ABATE: More Than Just a Motorcycle Organization

JEFFERSON CO., Pa. (EYT) – While many people may be most familiar with ABATE as a motorcycle organization that lobbies for motorcyclists’ rights and safety, there’s much more to the organization and what they do for our local communities.

The Alliance of Bikers Aimed Toward Education (ABATE) is dedicated to the protection of the individual rights of motorcyclists through political change, but they also focus on public education and charitable works, as well.

“We do a lot community-wise,” John Pacsai, Vice President of the Clarion County ABATE Chapter, told exploreClarion.com.

According to Pacsai, the Clarion County Chapter regularly raise money for people and families in need in the county through benefit rides and other activities and also hold annual toy drives for families in need with young children.

“We have a committee that puts together any types of sponsorships, and we give out a lot of money,” he noted.

Bryan Baker, treasurer for Clarion County, noted that their toy drive last year raised about $15,000.00.

“Every bit of those toys went to kids within Clarion County,” Baker said.

Jeff Stevens, member and former president of the Venango County Chapter, said they raised money to provide 25 bikes, helmets, and other toys for Christmas for 25 families in need this year. They also help provide the annual Christmas party for children in foster care in Venango County.

“We pay for a portion of that and provide Santa and Mrs. Claus for the party,” Stevens said.

Venango County’s chapter is also planning to work with the new Riders Advocating Against Child Abuse organization in Venango County.

“We’re helping them get that off the ground. We support them wholeheartedly,” Stevens noted.

Likewise, in Jefferson County, the ABATE Chapter does a number of rides and dinners and even pool tournaments to help raise money for members of the community who are in need.

Last year the annual Veterans Ride for the Veterans Administration in Jefferson County had over 60 bikes and raised over $5,000.00, according to Chapter President Ben Steele.

Their annual Ride for a New Life, which raises money for the Neonatal Intensive Care Unit (NICU) at Penn Highlands DuBois Hospital, also usually raises between $10,000.00 and $13,000.00 each year.

While charitable giving is a big part of their mission, education is also another part, and with Motorcycle Safety Awareness Month approaching in May, education is on everyone’s mind right now.

“A lot of people construe us as bikers not wanting helmets, but it’s more about motorcycle education,” Stevens said.
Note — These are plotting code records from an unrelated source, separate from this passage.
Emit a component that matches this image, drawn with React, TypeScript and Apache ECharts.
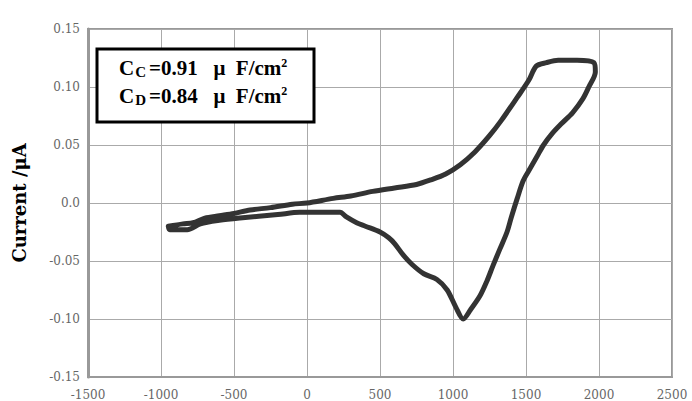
import React, { useEffect, useRef } from "react";
import * as echarts from "echarts";

const potential = [
  -950, -850, -780, -700, -600, -500, -390, -250, -100, 0, 180, 300, 450, 600, 750, 850, 950, 1050,
  1150, 1250, 1330, 1440, 1520, 1570, 1640, 1720, 1850, 1965,
  1975, 1930, 1890, 1820, 1740, 1680, 1620, 1575, 1520, 1480, 1440, 1400, 1370, 1320, 1274, 1230,
  1185, 1120, 1070, 1020, 960, 890, 800, 720, 660, 600, 560, 500, 400, 340, 270, 226, 180, 50, -50,
  -200, -460, -600, -730, -820, -940, -950,
];
const current = [
  -0.02, -0.018, -0.017, -0.013, -0.011, -0.009, -0.006, -0.004, -0.001, 0.0, 0.004, 0.006, 0.01,
  0.013, 0.016, 0.02, 0.025, 0.033, 0.044, 0.058, 0.071, 0.091, 0.106, 0.118, 0.121, 0.123, 0.123,
  0.121,
  0.113, 0.1, 0.09, 0.078, 0.068, 0.06, 0.05, 0.04, 0.028, 0.019, 0.004, -0.012, -0.025, -0.04,
  -0.054, -0.068, -0.08, -0.092, -0.1, -0.09, -0.075, -0.066, -0.061, -0.053, -0.045, -0.035, -0.03,
  -0.025, -0.02, -0.017, -0.012, -0.008, -0.008, -0.008, -0.008, -0.01, -0.013, -0.015, -0.018,
  -0.023, -0.023, -0.02,
];
const yTickLabels = ["-0.15", "-0.10", "-0.05", "0.0", "0.05", "0.10", "0.15"];
const yTicks = [-0.15, -0.1, -0.05, 0, 0.05, 0.1, 0.15];
const legendLines = [
  { sub: "C", value: "=0.91" },
  { sub: "D", value: "=0.84" },
];

export default function App() {
  const ref = useRef<HTMLDivElement>(null);
  useEffect(() => {
    if (!ref.current) return;
    const chart = echarts.init(ref.current, null, { renderer: "svg" });
    const serif = "Liberation Serif";
    const tickFont = "DejaVu Serif";
    const data = potential.map((x, i) => [x, current[i]]);
    const richStyles = {
      b: { fontFamily: serif, fontWeight: "bold", fontSize: 21, color: "#000" },
      sub: { fontFamily: serif, fontWeight: "bold", fontSize: 15, color: "#000", verticalAlign: "bottom", padding: [3, 3, 0, 1] },
      sup: { fontFamily: serif, fontWeight: "bold", fontSize: 12, color: "#000", verticalAlign: "top", padding: [0, 0, 10, 0] },
    };
    chart.setOption({
      animation: false,
      backgroundColor: "#fff",
      grid: { left: 88, right: 20, top: 29, bottom: 23, show: true, borderColor: "#999", borderWidth: 2 },
      xAxis: {
        type: "value",
        min: -1500,
        max: 2500,
        interval: 500,
        axisLine: { show: true, onZero: false, lineStyle: { color: "#999", width: 2 } },
        axisTick: { show: false },
        splitLine: { show: true, lineStyle: { color: "#aaa", width: 1 } },
        axisLabel: {
          color: "#666",
          fontFamily: tickFont,
          fontSize: 12,
          margin: 12,
          formatter: (v: number) => String(v),
        },
      },
      yAxis: {
        type: "value",
        min: -0.15,
        max: 0.15,
        interval: 0.05,
        name: "Current /\u03bcA",
        nameLocation: "middle",
        nameGap: 60,
        nameTextStyle: { fontFamily: tickFont, fontWeight: "bold", fontSize: 18, color: "#000" },
        axisLine: { show: true, onZero: false, lineStyle: { color: "#999", width: 3 } },
        axisTick: { show: false },
        splitLine: { show: true, lineStyle: { color: "#aaa", width: 1 } },
        axisLabel: {
          color: "#666",
          fontFamily: tickFont,
          fontSize: 12,
          margin: 8,
          formatter: (v: number) => {
            const idx = yTicks.findIndex((t) => Math.abs(t - v) < 1e-9);
            return idx >= 0 ? yTickLabels[idx] : "";
          },
        },
      },
      series: [
        {
          type: "line",
          data,
          showSymbol: false,
          smooth: 0.3,
          lineStyle: { color: "#333", width: 5, cap: "round", join: "round" },
        },
      ],
      graphic: [
        {
          type: "rect",
          shape: { x: 97, y: 49, width: 217, height: 73 },
          style: { fill: "#fff", stroke: "#000", lineWidth: 3 },
          z: 100,
        },
        ...legendLines.map((l, i) => ({
          type: "text",
          x: 119,
          y: 57 + i * 28,
          z: 101,
          style: {
            text: `{b|C}{sub|${l.sub}}{b|${l.value}   \u03bc  F/cm}{sup|2}`,
            rich: richStyles,
          },
        })),
      ],
    });
    return () => chart.dispose();
  }, []);
  return <div ref={ref} style={{ position: "absolute", left: 0, top: 0, width: 692, height: 401 }} />;
}
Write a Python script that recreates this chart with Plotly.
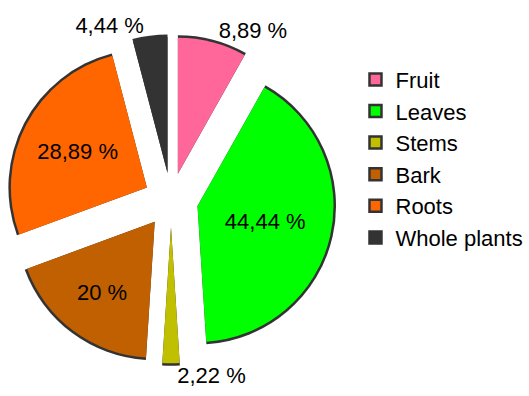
import plotly.graph_objects as go

# ---- data ----
categories = ["Fruit", "Leaves", "Stems", "Bark", "Roots", "Whole plants"]
counts = [4, 20, 1, 9, 13, 2]
pct_labels = ["8,89 %", "44,44 %", "2,22 %", "20 %", "28,89 %", "4,44 %"]
colors = ["#FF6699", "#00FF00", "#C0BF00", "#C06000", "#FF6600", "#333333"]
text_positions = ["outside", "inside", "outside", "inside", "inside", "outside"]

# ---- geometry (pixels) ----
W, H = 529, 396
cx, cy = 171, 200          # pie centre
R = 136                    # slice radius
pull = 0.2                 # explode fraction
band = 2.5                 # dark rim width

def dom(center_x, center_y, size):
    return dict(x=[(center_x - size / 2) / W, (center_x + size / 2) / W],
                y=[1 - (center_y + size / 2) / H, 1 - (center_y - size / 2) / H])

FONT = "Liberation Sans, Arial, sans-serif"
fig = go.Figure()

# legend-only pie (tiny, hidden under the Leaves slice) - gives outlined swatches
fig.add_trace(go.Pie(
    labels=categories, values=counts, sort=False, direction="clockwise",
    marker=dict(colors=colors, line=dict(color="#333333", width=2.5)),
    textinfo="none", hoverinfo="skip", showlegend=True,
    domain=dom(265, 260, 8),
))

# dark rim pie (slightly larger, same apex positions)
R1 = R + band
p1 = pull * R / R1
D1 = 2 * R1 + 2 * pull * R
fig.add_trace(go.Pie(
    labels=categories, values=counts, sort=False, direction="clockwise",
    marker=dict(colors=["#333333"] * len(counts), line=dict(width=0)),
    pull=[p1] * len(counts), textinfo="none", hoverinfo="skip",
    showlegend=False, domain=dom(cx, cy, D1),
))

# main coloured pie
D2 = 2 * R * (1 + pull)
fig.add_trace(go.Pie(
    labels=categories, values=counts, sort=False, direction="clockwise",
    marker=dict(colors=colors, line=dict(width=0)),
    pull=[pull] * len(counts), text=pct_labels, textinfo="text",
    textposition=text_positions, insidetextorientation="horizontal",
    textfont=dict(family=FONT, size=22, color="black"),
    showlegend=False, domain=dom(cx, cy, D2),
))

fig.update_layout(
    width=W, height=H,
    margin=dict(l=0, r=0, t=0, b=0, autoexpand=False),
    paper_bgcolor="white", plot_bgcolor="white",
    showlegend=True,
    legend=dict(x=0.672, y=0.852, xanchor="left", yanchor="top",
                font=dict(family=FONT, size=22, color="black"),
                bgcolor="rgba(0,0,0,0)"),
)

fig.write_html("out.html")
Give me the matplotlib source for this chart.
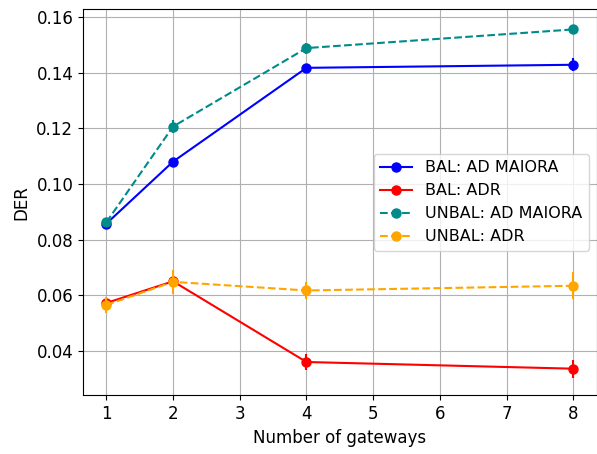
import matplotlib

matplotlib.use("Agg")

import matplotlib.pyplot as plt

gateways = [1, 2, 4, 8]

bal_maiora = [0.0857, 0.1080, 0.1417, 0.1428]
bal_maiora_err = [0.0008, 0.0010, 0.0010, 0.0024]

bal_adr = [0.0572, 0.0650, 0.0360, 0.0336]
bal_adr_err = [0.0012, 0.0012, 0.0027, 0.0033]

unbal_maiora = [0.0862, 0.1206, 0.1488, 0.1555]
unbal_maiora_err = [0.0010, 0.0024, 0.0020, 0.0010]

unbal_adr = [0.0565, 0.0648, 0.0617, 0.0634]
unbal_adr_err = [0.0030, 0.0042, 0.0030, 0.0048]

series = [
    (bal_maiora, bal_maiora_err, "blue", "-", "BAL: AD MAIORA"),
    (bal_adr, bal_adr_err, "red", "-", "BAL: ADR"),
    (unbal_maiora, unbal_maiora_err, "darkcyan", "--", "UNBAL: AD MAIORA"),
    (unbal_adr, unbal_adr_err, "orange", "--", "UNBAL: ADR"),
]

plt.rcParams["font.size"] = 12

fig, ax = plt.subplots(figsize=(5.97, 4.54), dpi=100)
fig.subplots_adjust(left=0.139, right=0.9995, top=0.98, bottom=0.129)

for values, errors, color, style, label in series:
    ax.plot(gateways, values, color=color, marker="o", markersize=6.5,
            linestyle=style, label=label)
    ax.errorbar(gateways, values, yerr=errors, fmt="none", ecolor=color)

ax.set_xlabel("Number of gateways")
ax.set_ylabel("DER")
ax.grid(True)
ax.legend(loc="center right", fontsize=11.5)

fig.savefig("out.png", dpi=100)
According to Steele and Pacsai, the Clarion and Jefferson Chapters are taking that education to local schools.

“This year we started a program, that is a state program, called Operation Save A Life. What we do is have members that go to local schools and talk to students. They have a slide show and handouts for the students to make them more aware of what it takes to acquire a motorcycle license, to learn about hand signals, and just things to keep people safe on the road, as motorcyclists and as drivers,” Steele said.

While the program does include information on motorcycles, it’s about more than just that, Pacsai noted.

“The OSAL program is also talking about bicycles, off-road motorcycles, four-wheelers, and talking about safety with all of these things.”

As a rights organization, lobbying for legislation is also a part of what ABATE is about, but some of the issues they take on are more complex than people might expect.

“A big one right now is the autonomous vehicles,” Pacsai noted.

“Just making sure when they write the programs, they can see things as small as a motorcycle, or a bicycle, or a pedestrian, for that matter.”

Baker noted that ABATE was one of the organizations that pushed for mandatory motorcycle licensure.

“A lot of people ride without the proper license or ride on a permit every year, and keep renewing the permit. ABATE sponsored a bill to make it so you can only get a permit twice in ten years, then you have to take the test,” he noted.

All three chapters agreed on one major thing: They are always open to people who are interested in finding out more about the organization.

The chapters are always looking for more members.

“We encourage people to at least look into it, if not to join, at least to help with our benefits and get the word out about things. We need help to be able to help people,” Steele said.

“And, we are a family-oriented organization. This isn’t for adults only. My 14-year-old daughter is a member,” Baker noted.

The organizations meetings are all open to the public.

Meeting times/places:

Jefferson County Chapter: the second Sunday of every month in the basement of the Reynoldsville Eagle’s Club at 11:00 a.m.

Clarion County Chapter: the second Sunday of every month at the Clarion Moose Lodge at 10:00 a.m.

Venango County Chapter: the first Saturday of every month at the Franklin VFW at 1:00 p.m.